The United States is the leading natural gas producer in the world. Shale has virtually eliminated our need for gas imports and continues to produce well; in fact, very well in the Delaware and Eagle Ford Basin. The Bakken is seeing improvement and the Niobrara region continues to perform well in the Denver Basin after two years of falling production. In our last issue we profiled Louisiana’s oil and gas market. The Haynesville Basin in northwest Louisiana continues to outshine the southern inland water and offshore oil and gas market.

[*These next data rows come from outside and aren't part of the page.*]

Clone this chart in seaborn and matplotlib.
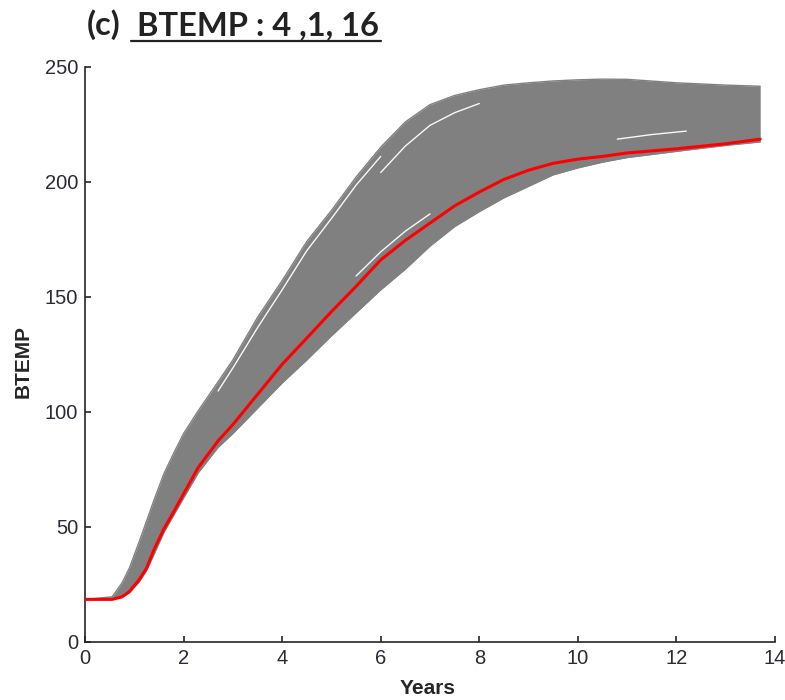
import numpy as np
import pandas as pd
import matplotlib
matplotlib.use("Agg")
import matplotlib.pyplot as plt
import seaborn as sns
from matplotlib.lines import Line2D

# ---------------- data ----------------
years = [0, 0.55, 0.75, 0.9, 1.1, 1.25, 1.4, 1.6, 1.8, 2.0, 2.3, 2.7, 3.0, 3.5,
         4.0, 4.5, 5.0, 5.5, 6.0, 6.5, 7.0, 7.5, 8.0, 8.5, 9.0, 9.5, 10.0, 10.5,
         11.0, 12.0, 13.0, 13.7]
btemp_red = [18.4, 18.4, 19.5, 21.8, 27, 32, 40, 49, 56.5, 64.3, 75.8, 87.3, 94.4,
             107.5, 120.6, 132, 143.5, 154.5, 166, 174.5, 182, 189.5, 195.5, 201,
             205, 208, 209.8, 211, 212.5, 214.3, 216.5, 218.5]
btemp_upper = [18.4, 19.5, 25.5, 32, 43.5, 52.5, 61.6, 73, 82, 90.5, 100.5, 113,
               122.5, 141, 157, 174, 187.5, 202, 215, 226, 233.5, 237.5, 240, 242,
               243, 243.8, 244.3, 244.6, 244.5, 243, 242, 241.5]
btemp_lower = [18.4, 18.4, 19.3, 21.3, 26, 31, 38, 47.5, 55, 62.5, 73.5, 84.5, 90.5,
               101.5, 112.5, 122.5, 133, 143, 153, 162, 172, 180.5, 187, 193, 198,
               203, 206, 208.5, 210.5, 213.2, 215.8, 217.3]

# white gaps between ensemble members visible in the grey band
gap1_years = [2.7, 3.0, 3.5, 4.0, 4.5, 5.0, 5.5, 6.0]
gap1_vals = [109, 119, 136.5, 153, 170, 184, 198.5, 211]
gap2_years = [6.0, 6.5, 7.0, 7.5, 8.0]
gap2_vals = [204, 215.5, 224.5, 230, 234]
gap3_years = [5.5, 6.0, 6.5, 7.0]
gap3_vals = [159, 169.5, 178.5, 186]
gap4_years = [10.8, 11.5, 12.2]
gap4_vals = [218.5, 220.5, 222]

x_ticks = [0, 2, 4, 6, 8, 10, 12, 14]
y_ticks = [0, 50, 100, 150, 200, 250]

title_prefix = "(c)"
title_main = "BTEMP : 4 ,1, 16"
x_label = "Years"
y_label = "BTEMP"

# ---------------- style ----------------
sns.set_style("ticks")
plt.rcParams["font.family"] = ["Liberation Sans", "DejaVu Sans"]

W, H = 785, 700
fig = plt.figure(figsize=(W / 100, H / 100), dpi=100)
ax = fig.add_axes([85 / W, 58.3 / H, 690 / W, 575 / H])

GREY = "#808080"
TXT = "#262626"

env = pd.DataFrame({"Years": years, "upper": btemp_upper,
                    "lower": btemp_lower, "red": btemp_red})

ax.fill_between(env["Years"], env["lower"], env["upper"], color=GREY, lw=0, zorder=1)
long = env.melt(id_vars="Years", value_vars=["upper", "lower"],
                var_name="member", value_name="BTEMP")
sns.lineplot(data=long, x="Years", y="BTEMP", hue="member",
             palette={"upper": GREY, "lower": GREY}, lw=1.0, legend=False,
             estimator=None, sort=False, ax=ax, zorder=2)

for gx, gy in [(gap1_years, gap1_vals), (gap2_years, gap2_vals),
               (gap3_years, gap3_vals), (gap4_years, gap4_vals)]:
    sns.lineplot(x=gx, y=gy, color="white", lw=1.0, alpha=0.95,
                 estimator=None, ax=ax, zorder=3)

sns.lineplot(x=years, y=btemp_red, color="#ff0000", lw=2.2,
             estimator=None, ax=ax, zorder=5)

ax.set_xlim(0, 14)
ax.set_ylim(0, 250)
ax.set_xticks(x_ticks)
ax.set_yticks(y_ticks)
ax.set_xlabel("")
ax.set_ylabel("")
for s in ["top", "right"]:
    ax.spines[s].set_visible(False)
for s in ["left", "bottom"]:
    ax.spines[s].set_color(TXT)
    ax.spines[s].set_linewidth(1.2)
ax.tick_params(direction="in", length=4, width=1.2, color=TXT,
               labelsize=14.5, labelcolor="#2a2a3a", pad=5)

# axis labels
fig.text(23 / W, 1 - 361 / H, y_label, rotation=90, fontsize=15,
         fontweight="bold", color=TXT, ha="center", va="center")
fig.text(428 / W, 6 / H, x_label, fontsize=15, fontweight="bold",
         color=TXT, ha="center", va="baseline")

# title with underlined main part
tfont = ["Lato", "DejaVu Sans"]
fig.text(87 / W, 1 - 35 / H, title_prefix, fontsize=23.5, family=tfont,
         fontweight="bold", color="#222222", ha="left", va="baseline")
t2 = fig.text(137 / W, 1 - 35 / H, title_main, fontsize=23.5, family=tfont,
              fontweight="bold", color="#222222", ha="left", va="baseline")
fig.canvas.draw()
bb = t2.get_window_extent()
uy = 1 - 41 / H
fig.add_artist(Line2D([(bb.x0 - 6) / W, (bb.x1 + 2) / W], [uy, uy],
                      transform=fig.transFigure, color="#222222", lw=1.6))

fig.savefig("out.png", dpi=100)
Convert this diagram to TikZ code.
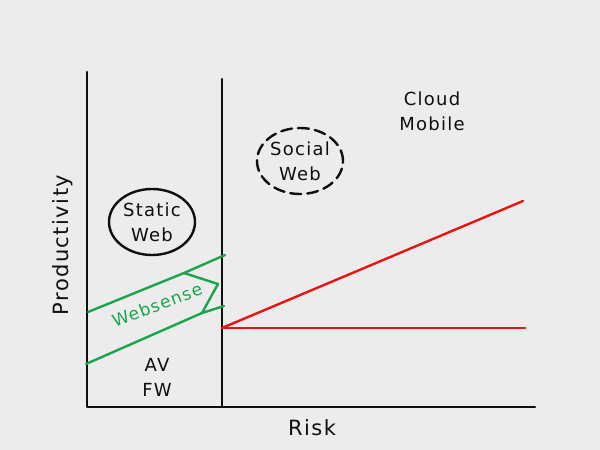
\documentclass[tikz,border=0pt]{standalone}
\usepackage{fontspec}
\setmainfont[LetterSpace=7]{DejaVu Sans}
\usetikzlibrary{positioning, shapes, arrows.meta, calc}
\definecolor{paper}{RGB}{236,236,236}
\definecolor{pen}{RGB}{15,15,15}
\definecolor{redpen}{RGB}{232,20,20}
\definecolor{greenpen}{RGB}{25,165,75}

\begin{document}
\begin{tikzpicture}[x=1pt, y=-1pt, line join=round, line cap=round,
    ink/.style={pen, line width=2.4pt},
    label/.style={text=pen, font=\fontsize{18}{25}\selectfont, align=center, inner sep=1pt},
    axislabel/.style={label, font=\fontsize{21}{25}\selectfont}]
  \fill[paper] (0,0) rectangle (600,450);
  \useasboundingbox (0,0) rectangle (600,450);
  % axes and wall
  \coordinate (o) at (87,407);
  \coordinate (ytop) at (87,72);
  \coordinate (xend) at (535,407);
  \coordinate (wall) at (222,407);
  \coordinate (walltop) at (222,79);
  \draw[ink] (ytop) -- (o) -- (xend);
  \draw[ink] (walltop) -- (wall);
  \node[axislabel] (risk) at (312,428) {Risk};
  \node[axislabel, rotate=90] (prod) at (63,245) {Productivity};
  % bubbles
  \node[label, draw=pen, line width=2.4pt, ellipse, inner sep=0pt, minimum width=86, minimum height=66] (static) at (152,222) {Static\\Web};
  \node[label, draw=pen, line width=2.4pt, ellipse, inner sep=0pt, dash pattern=on 11pt off 6pt, minimum width=86, minimum height=66] (social) at (300,161) {Social\\Web};
  \node[label] (cloud) at (432,111) {Cloud\\Mobile};
  \node[label] (avfw) at (157,377) {AV\\FW};
  % websense band
  \coordinate (g1) at (88,312);
  \coordinate (g2) at (184,273);
  \coordinate (g3) at (225,255);
  \coordinate (g4) at (86,364);
  \coordinate (g5) at (202,313);
  \coordinate (g6) at (224,306);
  \coordinate (tip) at (218,284);
  \draw[greenpen, line width=2.4pt] (g1) -- (g2) -- (g3);
  \draw[greenpen, line width=2.4pt] (g4) -- (g5) -- (g6);
  \draw[greenpen, line width=2.4pt] (g2) -- (tip) -- (g5);
  \node[label, text=greenpen, rotate=21, font=\fontsize{17}{20}\selectfont] (websense) at (157,305) {Websense};
  % risk lines
  \coordinate (r0) at (222,328);
  \coordinate (rup) at (523,201);
  \coordinate (rflat) at (525,328);
  \draw[redpen, line width=2.4pt] (r0) -- (rup);
  \draw[redpen, line width=2.4pt] (r0) -- (rflat);
\end{tikzpicture}
\end{document}
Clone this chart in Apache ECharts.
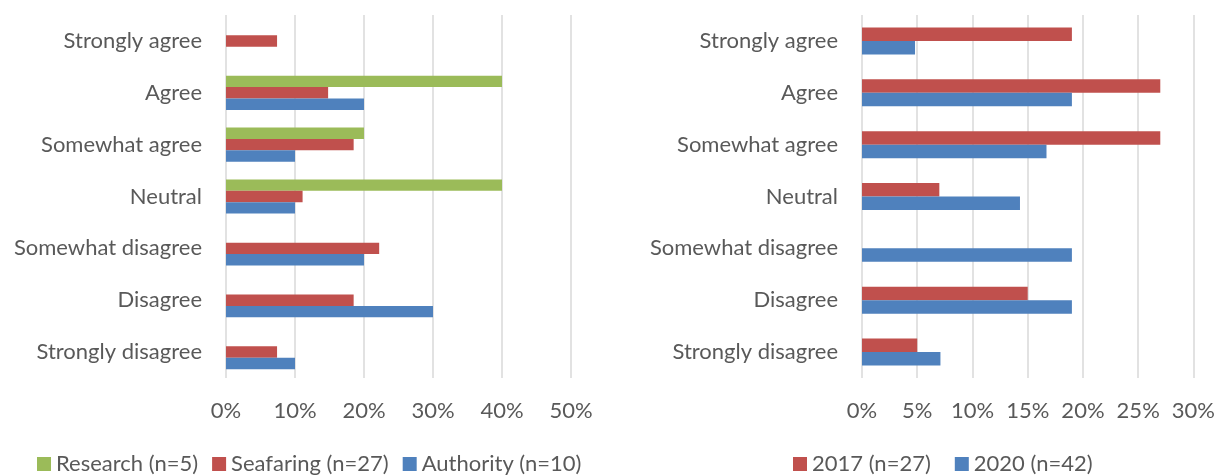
<!DOCTYPE html>
<html>
<head>
<meta charset="utf-8">
<script src="https://cdn.jsdelivr.net/npm/echarts@6/dist/echarts.min.js"></script>
<style>
  html, body { margin: 0; padding: 0; background: #fff; }
  #chart { width: 1218px; height: 475px; }
</style>
</head>
<body>
<div id="chart"></div>
<script>
var categories = ['Strongly agree', 'Agree', 'Somewhat agree', 'Neutral', 'Somewhat disagree', 'Disagree', 'Strongly disagree'];

// left chart, percent by group
var research = [0, 40, 20, 40, 0, 0, 0];
var seafaring = [7.4, 14.8, 18.5, 11.1, 22.2, 18.5, 7.4];
var authority = [0, 20, 10, 10, 20, 30, 10];

// right chart, percent by year
var y2017 = [19, 27, 27, 7, 0, 15, 5];
var y2020 = [4.8, 19, 16.7, 14.3, 19, 19, 7.1];

var leftTicks = { min: 0, max: 50, interval: 10 };
var rightTicks = { min: 0, max: 30, interval: 5 };

var txt = '#595959';
var fontFam = 'Lato, "Open Sans", sans-serif';

function catAxis(gridIndex) {
  return {
    type: 'category',
    gridIndex: gridIndex,
    data: categories,
    inverse: true,
    axisLine: { show: false },
    axisTick: { show: false },
    axisLabel: { color: txt, fontSize: 22, fontFamily: fontFam, margin: 24 }
  };
}

function valAxis(gridIndex, t) {
  return {
    type: 'value',
    gridIndex: gridIndex,
    min: t.min,
    max: t.max,
    interval: t.interval,
    axisLine: { show: false },
    axisTick: { show: false },
    splitLine: { lineStyle: { color: '#d9d9d9', width: 1.5 } },
    axisLabel: { color: txt, fontSize: 22, fontFamily: fontFam, margin: 22, formatter: '{value}%' }
  };
}

var myChart = echarts.init(document.getElementById('chart'));
var option = {
  animation: false,
  grid: [
    { left: 226, width: 345, top: 15, height: 363 },
    { left: 862, width: 335, top: 15, height: 363 }
  ],
  xAxis: [valAxis(0, leftTicks), valAxis(1, rightTicks)],
  yAxis: [catAxis(0), catAxis(1)],
  legend: [
    {
      data: ['Research (n=5)', 'Seafaring (n=27)', 'Authority (n=10)'],
      left: 32, top: 448,
      itemWidth: 14, itemHeight: 14, itemGap: 14,
      icon: 'rect',
      textStyle: { color: txt, fontSize: 22, fontFamily: fontFam }
    },
    {
      data: ['2017 (n=27)', '2020 (n=42)'],
      left: 788, top: 448,
      itemWidth: 14, itemHeight: 14, itemGap: 24,
      icon: 'rect',
      textStyle: { color: txt, fontSize: 22, fontFamily: fontFam }
    }
  ],
  series: [
    { name: 'Research (n=5)', type: 'bar', xAxisIndex: 0, yAxisIndex: 0, data: research,
      itemStyle: { color: '#9bbb59' }, barGap: '0%', barCategoryGap: '34%' },
    { name: 'Seafaring (n=27)', type: 'bar', xAxisIndex: 0, yAxisIndex: 0, data: seafaring,
      itemStyle: { color: '#c0504d' } },
    { name: 'Authority (n=10)', type: 'bar', xAxisIndex: 0, yAxisIndex: 0, data: authority,
      itemStyle: { color: '#4f81bd' } },
    { name: '2017 (n=27)', type: 'bar', xAxisIndex: 1, yAxisIndex: 1, data: y2017,
      itemStyle: { color: '#c0504d' }, barGap: '0%', barCategoryGap: '48%' },
    { name: '2020 (n=42)', type: 'bar', xAxisIndex: 1, yAxisIndex: 1, data: y2020,
      itemStyle: { color: '#4f81bd' } }
  ]
};
myChart.setOption(option);
</script>
</body>
</html>
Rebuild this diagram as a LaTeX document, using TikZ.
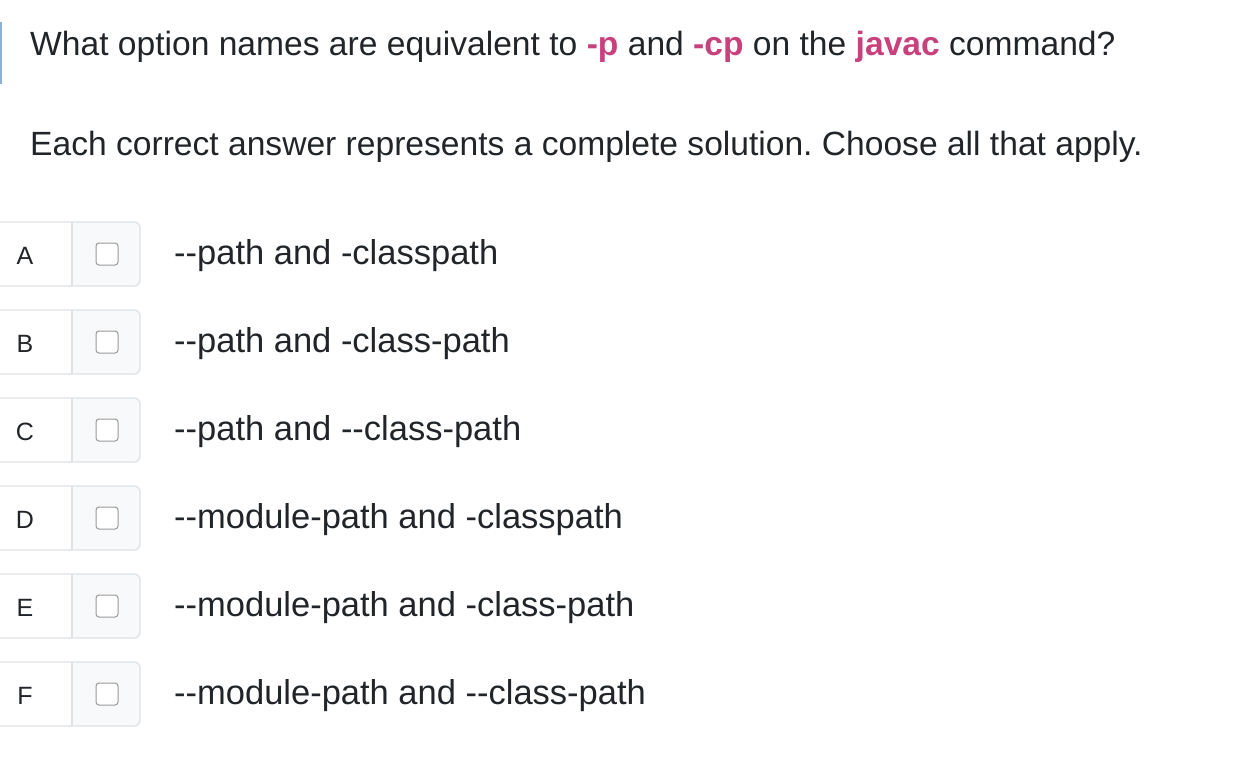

The feature in this issue dives into subsea technology, and while onshore producers are doing well, what about offshore E&P and its long-term future in the U.S.? Deepwater GOM producers have more financial, development and operating challenges to overcome than their onshore counterparts. The capital involved to explore, produce and operate an offshore well is significantly more than shale. Over the last few years of lower crude prices, offshore producers were forced to cancel projects and reduce their workforce to survive. Now, most offshore operators are minimizing their investment in new fields and instead investing in existing producing assets or brownfields. They have determined that enhanced oil recovery technology is a better investment than risking large capital outlays into deepwater exploration that can take years to bring online and recoup investment. As a result, the Gulf of Mexico has seen a decline in new producing fields, which in turn decreases growth for the entire oilfield equipment industry that relies on the GOM region for revenue. For now, oilfield service companies are relying on the scarce brownfield expansions to survive.
A bright spot for future offshore development is the announcement by President Trump to open up oil and gas exploration in the Atlantic and Pacific continental shelves. If the plan proposed by the Trump administration survives court challenges, which are expected, we could see the first offshore lease go on sale in 2020.